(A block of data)
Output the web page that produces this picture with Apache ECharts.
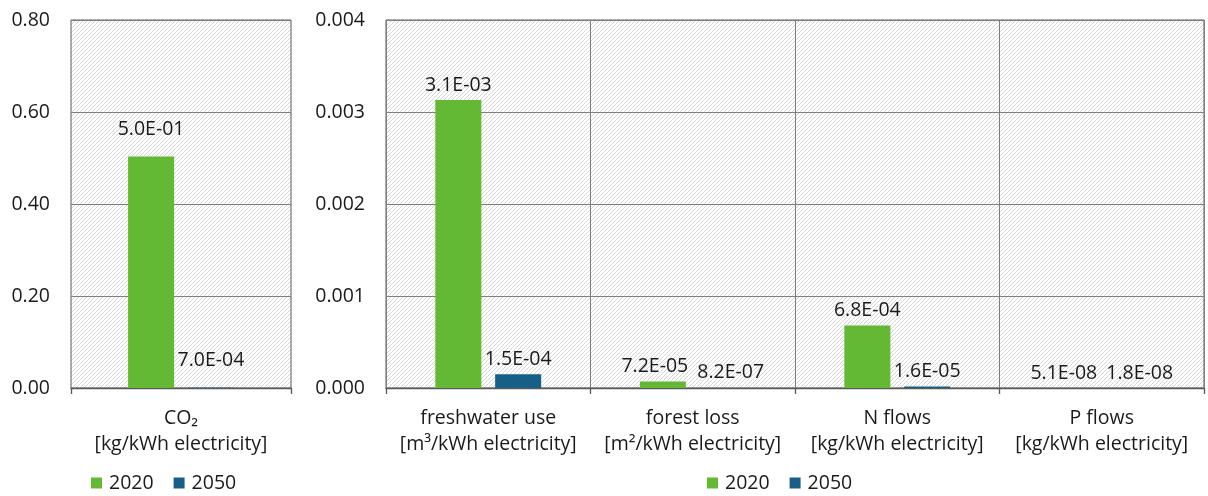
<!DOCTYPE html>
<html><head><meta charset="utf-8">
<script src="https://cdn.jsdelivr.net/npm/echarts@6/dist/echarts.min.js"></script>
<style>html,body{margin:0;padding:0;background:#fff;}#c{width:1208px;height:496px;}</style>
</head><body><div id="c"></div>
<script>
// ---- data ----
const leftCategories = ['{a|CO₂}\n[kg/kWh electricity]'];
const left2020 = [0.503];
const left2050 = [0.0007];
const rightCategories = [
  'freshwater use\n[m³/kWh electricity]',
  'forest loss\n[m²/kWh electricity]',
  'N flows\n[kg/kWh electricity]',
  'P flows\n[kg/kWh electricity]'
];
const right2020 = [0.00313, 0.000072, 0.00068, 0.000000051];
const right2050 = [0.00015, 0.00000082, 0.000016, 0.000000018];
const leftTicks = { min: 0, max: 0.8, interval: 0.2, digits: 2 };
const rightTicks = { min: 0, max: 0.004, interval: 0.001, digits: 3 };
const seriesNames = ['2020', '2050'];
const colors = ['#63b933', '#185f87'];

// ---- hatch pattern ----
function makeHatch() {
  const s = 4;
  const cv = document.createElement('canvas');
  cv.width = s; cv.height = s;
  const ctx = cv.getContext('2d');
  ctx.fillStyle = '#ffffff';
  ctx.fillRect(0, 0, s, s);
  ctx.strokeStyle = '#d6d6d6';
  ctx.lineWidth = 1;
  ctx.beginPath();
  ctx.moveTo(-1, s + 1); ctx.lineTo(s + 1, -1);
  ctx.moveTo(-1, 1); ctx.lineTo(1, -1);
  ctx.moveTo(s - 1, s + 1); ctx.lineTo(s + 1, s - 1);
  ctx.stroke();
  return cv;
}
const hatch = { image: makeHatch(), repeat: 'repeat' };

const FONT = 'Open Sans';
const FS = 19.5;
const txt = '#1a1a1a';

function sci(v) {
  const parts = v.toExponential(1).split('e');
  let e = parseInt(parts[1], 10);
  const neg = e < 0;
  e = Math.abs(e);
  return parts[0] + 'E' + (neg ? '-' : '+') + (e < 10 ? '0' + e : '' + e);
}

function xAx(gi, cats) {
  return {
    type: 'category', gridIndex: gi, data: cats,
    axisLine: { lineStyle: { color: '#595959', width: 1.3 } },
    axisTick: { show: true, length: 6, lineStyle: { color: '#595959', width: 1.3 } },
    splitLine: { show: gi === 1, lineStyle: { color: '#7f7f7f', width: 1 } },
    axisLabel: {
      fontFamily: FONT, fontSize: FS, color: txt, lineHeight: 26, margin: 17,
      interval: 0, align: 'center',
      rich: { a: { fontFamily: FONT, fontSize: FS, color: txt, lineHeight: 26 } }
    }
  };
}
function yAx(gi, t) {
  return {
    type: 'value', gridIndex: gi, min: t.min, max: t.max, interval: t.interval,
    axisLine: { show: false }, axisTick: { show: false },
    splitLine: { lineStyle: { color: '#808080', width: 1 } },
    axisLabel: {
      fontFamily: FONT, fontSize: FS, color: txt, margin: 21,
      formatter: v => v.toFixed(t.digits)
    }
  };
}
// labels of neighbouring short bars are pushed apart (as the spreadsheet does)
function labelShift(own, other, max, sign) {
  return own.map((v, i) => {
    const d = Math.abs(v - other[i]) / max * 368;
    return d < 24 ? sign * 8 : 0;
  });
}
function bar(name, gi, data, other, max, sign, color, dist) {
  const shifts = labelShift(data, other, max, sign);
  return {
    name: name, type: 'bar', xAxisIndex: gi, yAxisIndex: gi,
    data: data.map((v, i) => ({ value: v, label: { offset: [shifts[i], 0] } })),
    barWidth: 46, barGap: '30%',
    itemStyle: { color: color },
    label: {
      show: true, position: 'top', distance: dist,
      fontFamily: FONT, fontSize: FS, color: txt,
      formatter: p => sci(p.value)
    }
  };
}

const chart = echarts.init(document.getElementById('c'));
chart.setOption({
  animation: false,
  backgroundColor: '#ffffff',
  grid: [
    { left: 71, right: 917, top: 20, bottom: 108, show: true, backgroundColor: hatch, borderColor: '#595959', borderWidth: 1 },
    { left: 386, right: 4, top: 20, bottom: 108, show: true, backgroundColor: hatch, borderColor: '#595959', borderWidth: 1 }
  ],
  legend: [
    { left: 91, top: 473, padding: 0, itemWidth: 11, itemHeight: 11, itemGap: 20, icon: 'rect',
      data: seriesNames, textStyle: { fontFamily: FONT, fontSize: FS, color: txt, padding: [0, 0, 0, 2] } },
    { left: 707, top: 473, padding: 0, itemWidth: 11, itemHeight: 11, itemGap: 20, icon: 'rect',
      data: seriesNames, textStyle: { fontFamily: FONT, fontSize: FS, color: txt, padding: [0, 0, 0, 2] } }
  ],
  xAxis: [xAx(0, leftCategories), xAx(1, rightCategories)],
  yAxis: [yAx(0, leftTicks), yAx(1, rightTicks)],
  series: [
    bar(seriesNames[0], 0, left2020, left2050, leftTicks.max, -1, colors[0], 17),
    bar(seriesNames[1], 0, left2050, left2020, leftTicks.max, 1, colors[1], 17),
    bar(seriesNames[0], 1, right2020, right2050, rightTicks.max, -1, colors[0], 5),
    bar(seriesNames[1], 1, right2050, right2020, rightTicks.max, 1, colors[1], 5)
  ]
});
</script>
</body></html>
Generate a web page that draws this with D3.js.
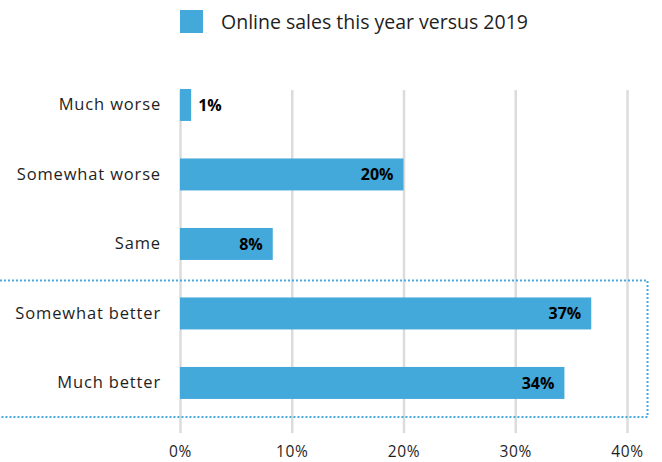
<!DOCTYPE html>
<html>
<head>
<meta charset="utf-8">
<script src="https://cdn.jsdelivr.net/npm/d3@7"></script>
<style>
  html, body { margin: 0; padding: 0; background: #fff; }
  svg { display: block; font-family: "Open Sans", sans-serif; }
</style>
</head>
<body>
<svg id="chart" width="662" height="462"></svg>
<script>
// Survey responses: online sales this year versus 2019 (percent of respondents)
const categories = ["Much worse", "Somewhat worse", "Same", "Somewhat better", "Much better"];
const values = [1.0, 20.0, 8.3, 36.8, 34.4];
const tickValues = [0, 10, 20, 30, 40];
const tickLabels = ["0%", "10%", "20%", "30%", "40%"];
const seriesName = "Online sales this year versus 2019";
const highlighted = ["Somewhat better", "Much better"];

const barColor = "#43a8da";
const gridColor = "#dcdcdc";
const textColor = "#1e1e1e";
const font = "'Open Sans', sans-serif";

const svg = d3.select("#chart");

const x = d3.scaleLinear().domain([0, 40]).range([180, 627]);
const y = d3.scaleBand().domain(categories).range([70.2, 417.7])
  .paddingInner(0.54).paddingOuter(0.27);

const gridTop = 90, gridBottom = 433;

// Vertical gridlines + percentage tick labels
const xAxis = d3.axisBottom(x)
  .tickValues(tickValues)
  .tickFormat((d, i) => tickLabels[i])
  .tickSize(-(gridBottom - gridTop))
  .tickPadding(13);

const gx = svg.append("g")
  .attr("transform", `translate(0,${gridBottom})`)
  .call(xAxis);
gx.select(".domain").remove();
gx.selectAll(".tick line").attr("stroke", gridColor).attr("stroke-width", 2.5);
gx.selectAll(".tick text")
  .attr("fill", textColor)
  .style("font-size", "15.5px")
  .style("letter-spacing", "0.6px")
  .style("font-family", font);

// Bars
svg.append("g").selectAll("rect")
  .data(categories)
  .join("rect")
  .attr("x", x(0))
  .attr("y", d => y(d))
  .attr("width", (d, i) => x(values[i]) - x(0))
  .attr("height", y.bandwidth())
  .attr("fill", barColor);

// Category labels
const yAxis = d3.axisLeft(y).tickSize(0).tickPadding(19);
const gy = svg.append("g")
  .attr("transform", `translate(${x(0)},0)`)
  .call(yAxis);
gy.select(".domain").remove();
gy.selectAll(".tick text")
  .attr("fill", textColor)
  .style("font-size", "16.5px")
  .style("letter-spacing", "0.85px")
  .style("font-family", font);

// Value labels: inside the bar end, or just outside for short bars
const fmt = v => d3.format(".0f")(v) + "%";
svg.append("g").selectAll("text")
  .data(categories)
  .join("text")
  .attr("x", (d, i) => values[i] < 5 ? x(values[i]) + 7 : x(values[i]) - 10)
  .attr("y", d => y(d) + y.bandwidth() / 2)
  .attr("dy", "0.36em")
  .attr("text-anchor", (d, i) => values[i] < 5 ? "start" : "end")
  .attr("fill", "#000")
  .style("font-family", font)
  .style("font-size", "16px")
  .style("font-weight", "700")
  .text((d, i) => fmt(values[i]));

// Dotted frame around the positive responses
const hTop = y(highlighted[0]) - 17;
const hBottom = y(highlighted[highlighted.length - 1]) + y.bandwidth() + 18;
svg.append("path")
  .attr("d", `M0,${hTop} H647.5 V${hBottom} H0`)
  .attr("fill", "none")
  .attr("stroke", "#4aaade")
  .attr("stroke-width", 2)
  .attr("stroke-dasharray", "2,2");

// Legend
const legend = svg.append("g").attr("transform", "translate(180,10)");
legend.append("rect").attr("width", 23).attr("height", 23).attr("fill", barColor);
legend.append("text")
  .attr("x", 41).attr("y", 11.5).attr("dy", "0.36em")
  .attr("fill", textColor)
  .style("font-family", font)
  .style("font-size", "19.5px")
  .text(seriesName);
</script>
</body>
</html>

...

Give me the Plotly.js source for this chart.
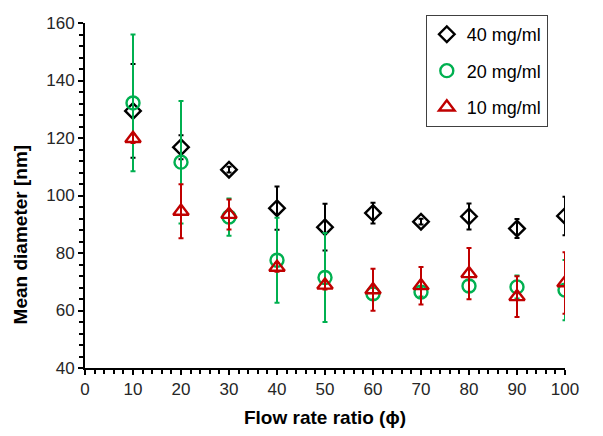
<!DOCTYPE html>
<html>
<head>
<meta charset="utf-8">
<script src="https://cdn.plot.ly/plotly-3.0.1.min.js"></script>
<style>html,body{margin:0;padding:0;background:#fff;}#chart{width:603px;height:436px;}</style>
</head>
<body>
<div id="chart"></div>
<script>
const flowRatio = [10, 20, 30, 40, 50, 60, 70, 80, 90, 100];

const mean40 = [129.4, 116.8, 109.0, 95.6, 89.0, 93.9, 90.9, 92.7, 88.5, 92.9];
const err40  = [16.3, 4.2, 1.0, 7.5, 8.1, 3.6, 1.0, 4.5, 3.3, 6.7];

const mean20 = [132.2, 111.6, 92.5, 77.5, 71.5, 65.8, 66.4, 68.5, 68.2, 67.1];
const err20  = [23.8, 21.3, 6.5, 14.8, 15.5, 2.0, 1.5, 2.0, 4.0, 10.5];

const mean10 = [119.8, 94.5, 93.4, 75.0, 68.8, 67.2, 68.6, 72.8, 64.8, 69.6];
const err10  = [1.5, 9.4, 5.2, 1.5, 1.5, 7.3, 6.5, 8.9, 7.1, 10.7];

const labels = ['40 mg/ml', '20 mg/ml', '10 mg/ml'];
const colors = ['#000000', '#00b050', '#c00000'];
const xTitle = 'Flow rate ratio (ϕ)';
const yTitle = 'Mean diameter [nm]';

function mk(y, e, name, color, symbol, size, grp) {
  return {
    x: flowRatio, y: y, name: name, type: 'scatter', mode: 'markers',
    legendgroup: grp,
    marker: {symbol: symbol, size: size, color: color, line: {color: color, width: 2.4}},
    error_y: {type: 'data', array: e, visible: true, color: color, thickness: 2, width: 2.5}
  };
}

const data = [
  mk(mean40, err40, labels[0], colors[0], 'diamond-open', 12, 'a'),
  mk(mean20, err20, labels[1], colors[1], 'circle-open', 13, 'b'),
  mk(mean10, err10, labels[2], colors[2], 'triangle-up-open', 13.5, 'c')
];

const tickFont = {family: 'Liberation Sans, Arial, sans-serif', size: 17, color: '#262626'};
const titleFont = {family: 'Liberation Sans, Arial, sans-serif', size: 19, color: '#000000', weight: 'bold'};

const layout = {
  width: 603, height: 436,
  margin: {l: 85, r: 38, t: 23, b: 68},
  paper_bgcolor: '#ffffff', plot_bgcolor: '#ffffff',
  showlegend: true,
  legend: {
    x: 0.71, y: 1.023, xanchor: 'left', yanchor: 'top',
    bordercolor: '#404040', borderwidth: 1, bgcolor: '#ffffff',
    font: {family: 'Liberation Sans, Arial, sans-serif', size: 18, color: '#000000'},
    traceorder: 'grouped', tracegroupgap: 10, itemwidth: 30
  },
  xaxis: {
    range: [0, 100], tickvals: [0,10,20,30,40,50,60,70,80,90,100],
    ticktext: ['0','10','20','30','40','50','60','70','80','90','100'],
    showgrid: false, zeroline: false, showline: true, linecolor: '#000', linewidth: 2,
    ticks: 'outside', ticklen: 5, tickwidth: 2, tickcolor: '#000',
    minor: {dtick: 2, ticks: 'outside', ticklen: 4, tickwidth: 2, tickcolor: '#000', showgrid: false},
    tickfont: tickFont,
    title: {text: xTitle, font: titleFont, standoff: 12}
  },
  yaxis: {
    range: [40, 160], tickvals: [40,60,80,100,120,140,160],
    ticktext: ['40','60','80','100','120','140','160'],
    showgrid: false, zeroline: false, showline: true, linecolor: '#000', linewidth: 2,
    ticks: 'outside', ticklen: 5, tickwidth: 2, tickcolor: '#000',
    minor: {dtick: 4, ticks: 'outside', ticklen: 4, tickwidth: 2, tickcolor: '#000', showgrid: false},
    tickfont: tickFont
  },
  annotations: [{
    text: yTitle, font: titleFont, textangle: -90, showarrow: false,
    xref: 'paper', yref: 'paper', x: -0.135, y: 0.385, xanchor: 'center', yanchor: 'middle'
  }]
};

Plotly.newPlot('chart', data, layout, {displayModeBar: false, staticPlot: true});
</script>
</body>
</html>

---

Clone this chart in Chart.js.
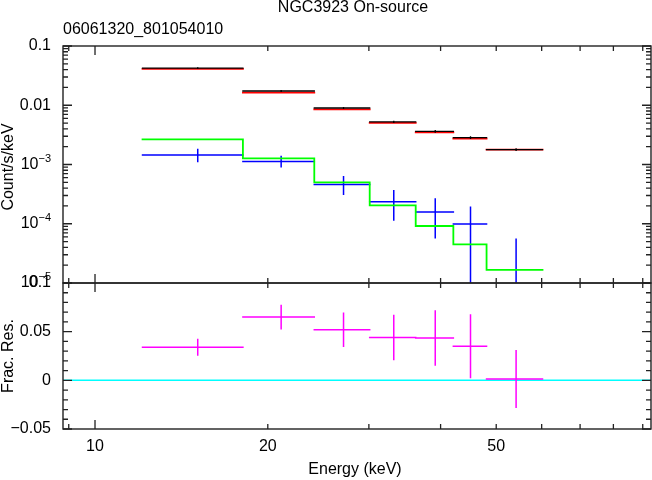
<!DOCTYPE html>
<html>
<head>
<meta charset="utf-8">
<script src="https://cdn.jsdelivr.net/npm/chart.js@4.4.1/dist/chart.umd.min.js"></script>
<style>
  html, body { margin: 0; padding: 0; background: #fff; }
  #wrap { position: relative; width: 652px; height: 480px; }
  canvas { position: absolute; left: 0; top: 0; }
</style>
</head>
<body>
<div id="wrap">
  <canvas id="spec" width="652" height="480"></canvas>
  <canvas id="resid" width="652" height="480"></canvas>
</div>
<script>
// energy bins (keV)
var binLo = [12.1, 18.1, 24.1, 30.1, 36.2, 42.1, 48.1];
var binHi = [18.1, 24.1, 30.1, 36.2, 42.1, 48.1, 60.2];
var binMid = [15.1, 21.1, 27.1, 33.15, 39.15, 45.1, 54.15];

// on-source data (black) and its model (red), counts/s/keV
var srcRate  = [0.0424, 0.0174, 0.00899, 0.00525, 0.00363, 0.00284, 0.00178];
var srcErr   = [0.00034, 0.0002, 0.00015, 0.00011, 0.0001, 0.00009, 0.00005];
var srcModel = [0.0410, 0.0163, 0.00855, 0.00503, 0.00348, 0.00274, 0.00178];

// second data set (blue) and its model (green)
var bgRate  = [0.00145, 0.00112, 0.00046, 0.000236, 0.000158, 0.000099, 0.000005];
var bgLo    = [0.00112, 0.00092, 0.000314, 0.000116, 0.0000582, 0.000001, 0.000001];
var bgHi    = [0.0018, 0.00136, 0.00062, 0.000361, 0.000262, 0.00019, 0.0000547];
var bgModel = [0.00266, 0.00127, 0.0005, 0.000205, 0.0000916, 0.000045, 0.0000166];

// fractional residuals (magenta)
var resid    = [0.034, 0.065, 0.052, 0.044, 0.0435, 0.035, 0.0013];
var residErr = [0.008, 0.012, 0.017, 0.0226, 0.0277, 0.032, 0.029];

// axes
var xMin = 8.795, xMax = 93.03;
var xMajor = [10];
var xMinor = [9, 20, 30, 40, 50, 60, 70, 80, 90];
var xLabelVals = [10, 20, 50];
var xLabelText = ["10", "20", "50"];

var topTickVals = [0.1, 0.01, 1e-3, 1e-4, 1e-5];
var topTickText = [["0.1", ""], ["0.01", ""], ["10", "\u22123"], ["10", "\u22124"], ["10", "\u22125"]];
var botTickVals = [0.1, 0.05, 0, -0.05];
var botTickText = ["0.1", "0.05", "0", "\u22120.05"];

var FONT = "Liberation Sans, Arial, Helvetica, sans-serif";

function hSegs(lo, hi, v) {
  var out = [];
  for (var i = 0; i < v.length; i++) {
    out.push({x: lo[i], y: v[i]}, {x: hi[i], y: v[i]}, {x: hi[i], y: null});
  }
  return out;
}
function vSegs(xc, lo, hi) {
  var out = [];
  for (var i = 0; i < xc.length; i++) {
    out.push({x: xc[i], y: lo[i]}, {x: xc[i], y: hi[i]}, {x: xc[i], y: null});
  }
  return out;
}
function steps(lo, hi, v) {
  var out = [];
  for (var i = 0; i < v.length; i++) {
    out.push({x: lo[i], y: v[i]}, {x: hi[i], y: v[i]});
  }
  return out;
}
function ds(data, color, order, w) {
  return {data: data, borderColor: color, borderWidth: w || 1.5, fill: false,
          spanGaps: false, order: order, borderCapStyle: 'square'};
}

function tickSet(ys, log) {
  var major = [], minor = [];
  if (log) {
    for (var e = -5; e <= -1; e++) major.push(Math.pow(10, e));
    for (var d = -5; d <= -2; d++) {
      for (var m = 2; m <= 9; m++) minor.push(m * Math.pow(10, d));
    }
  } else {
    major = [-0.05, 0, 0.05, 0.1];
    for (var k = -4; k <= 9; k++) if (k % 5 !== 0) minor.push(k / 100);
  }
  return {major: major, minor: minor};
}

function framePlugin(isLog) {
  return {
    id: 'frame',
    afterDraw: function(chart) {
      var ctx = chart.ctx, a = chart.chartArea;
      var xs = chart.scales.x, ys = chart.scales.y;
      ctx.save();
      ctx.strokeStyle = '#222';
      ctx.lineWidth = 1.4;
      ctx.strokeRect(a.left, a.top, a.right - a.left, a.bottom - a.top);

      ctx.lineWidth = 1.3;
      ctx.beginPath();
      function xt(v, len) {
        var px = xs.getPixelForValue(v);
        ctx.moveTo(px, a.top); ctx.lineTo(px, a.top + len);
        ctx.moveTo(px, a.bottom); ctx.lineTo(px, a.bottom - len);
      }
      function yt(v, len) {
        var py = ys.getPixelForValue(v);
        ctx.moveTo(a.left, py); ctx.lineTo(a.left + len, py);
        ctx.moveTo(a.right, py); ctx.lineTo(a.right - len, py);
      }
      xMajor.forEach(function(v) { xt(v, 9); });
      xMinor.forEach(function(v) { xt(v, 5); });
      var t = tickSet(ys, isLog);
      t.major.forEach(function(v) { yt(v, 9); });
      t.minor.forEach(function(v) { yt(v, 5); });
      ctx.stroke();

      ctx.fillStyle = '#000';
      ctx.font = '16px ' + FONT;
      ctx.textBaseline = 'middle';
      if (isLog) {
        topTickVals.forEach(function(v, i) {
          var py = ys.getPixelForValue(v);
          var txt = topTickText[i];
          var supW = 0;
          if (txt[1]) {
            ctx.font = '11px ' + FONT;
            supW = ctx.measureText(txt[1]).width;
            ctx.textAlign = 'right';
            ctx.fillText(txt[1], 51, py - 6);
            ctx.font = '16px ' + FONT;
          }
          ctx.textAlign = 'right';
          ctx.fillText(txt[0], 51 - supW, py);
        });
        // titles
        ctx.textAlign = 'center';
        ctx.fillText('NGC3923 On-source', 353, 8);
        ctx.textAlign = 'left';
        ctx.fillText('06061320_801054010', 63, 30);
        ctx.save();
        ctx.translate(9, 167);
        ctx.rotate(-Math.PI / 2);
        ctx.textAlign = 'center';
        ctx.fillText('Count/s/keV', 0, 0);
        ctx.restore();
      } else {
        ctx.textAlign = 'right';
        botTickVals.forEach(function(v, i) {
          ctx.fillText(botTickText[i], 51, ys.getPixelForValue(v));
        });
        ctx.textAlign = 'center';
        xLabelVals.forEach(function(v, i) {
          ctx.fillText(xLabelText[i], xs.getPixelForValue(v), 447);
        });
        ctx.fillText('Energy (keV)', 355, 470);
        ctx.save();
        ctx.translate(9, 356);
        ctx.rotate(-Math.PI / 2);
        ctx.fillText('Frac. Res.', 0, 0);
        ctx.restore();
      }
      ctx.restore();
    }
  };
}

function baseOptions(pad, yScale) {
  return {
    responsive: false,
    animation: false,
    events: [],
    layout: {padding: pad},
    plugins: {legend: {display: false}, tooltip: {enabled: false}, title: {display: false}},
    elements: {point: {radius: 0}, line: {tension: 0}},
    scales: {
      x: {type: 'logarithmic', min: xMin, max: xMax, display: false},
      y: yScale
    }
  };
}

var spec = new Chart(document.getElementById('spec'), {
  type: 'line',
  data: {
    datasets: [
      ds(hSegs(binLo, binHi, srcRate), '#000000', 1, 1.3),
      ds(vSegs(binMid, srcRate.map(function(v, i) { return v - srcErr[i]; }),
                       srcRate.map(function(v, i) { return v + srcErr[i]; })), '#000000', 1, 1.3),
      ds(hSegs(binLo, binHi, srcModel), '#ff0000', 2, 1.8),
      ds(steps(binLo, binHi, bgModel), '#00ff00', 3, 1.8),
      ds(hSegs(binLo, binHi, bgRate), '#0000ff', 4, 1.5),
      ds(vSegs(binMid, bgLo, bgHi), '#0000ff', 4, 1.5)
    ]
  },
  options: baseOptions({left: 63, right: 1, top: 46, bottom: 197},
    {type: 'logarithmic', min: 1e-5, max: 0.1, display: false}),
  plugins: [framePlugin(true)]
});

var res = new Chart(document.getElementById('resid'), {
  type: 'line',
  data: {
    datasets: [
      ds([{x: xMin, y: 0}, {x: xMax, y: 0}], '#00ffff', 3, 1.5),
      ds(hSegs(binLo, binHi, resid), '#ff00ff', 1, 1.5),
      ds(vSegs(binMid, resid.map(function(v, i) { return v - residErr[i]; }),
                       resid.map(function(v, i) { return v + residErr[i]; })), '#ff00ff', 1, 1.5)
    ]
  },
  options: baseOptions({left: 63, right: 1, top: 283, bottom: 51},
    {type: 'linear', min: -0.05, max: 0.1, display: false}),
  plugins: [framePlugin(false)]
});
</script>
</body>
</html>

Short problem:
Without the pictures, give again only the lines beginning at the line that contains "Give me the Plotly.js source for this chart." and stopping after the line that contains "80, 90, 100];", exactly as written.

Answer to this exercise:
Give me the Plotly.js source for this chart.
<!DOCTYPE html>
<html>
<head>
<meta charset="utf-8">
<script src="https://cdn.plot.ly/plotly-3.0.1.min.js"></script>
<style>html,body{margin:0;padding:0;background:#fff;}#chart{width:603px;height:436px;}</style>
</head>
<body>
<div id="chart"></div>
<script>
const flowRatio = [10, 20, 30, 40, 50, 60, 70, 80, 90, 100];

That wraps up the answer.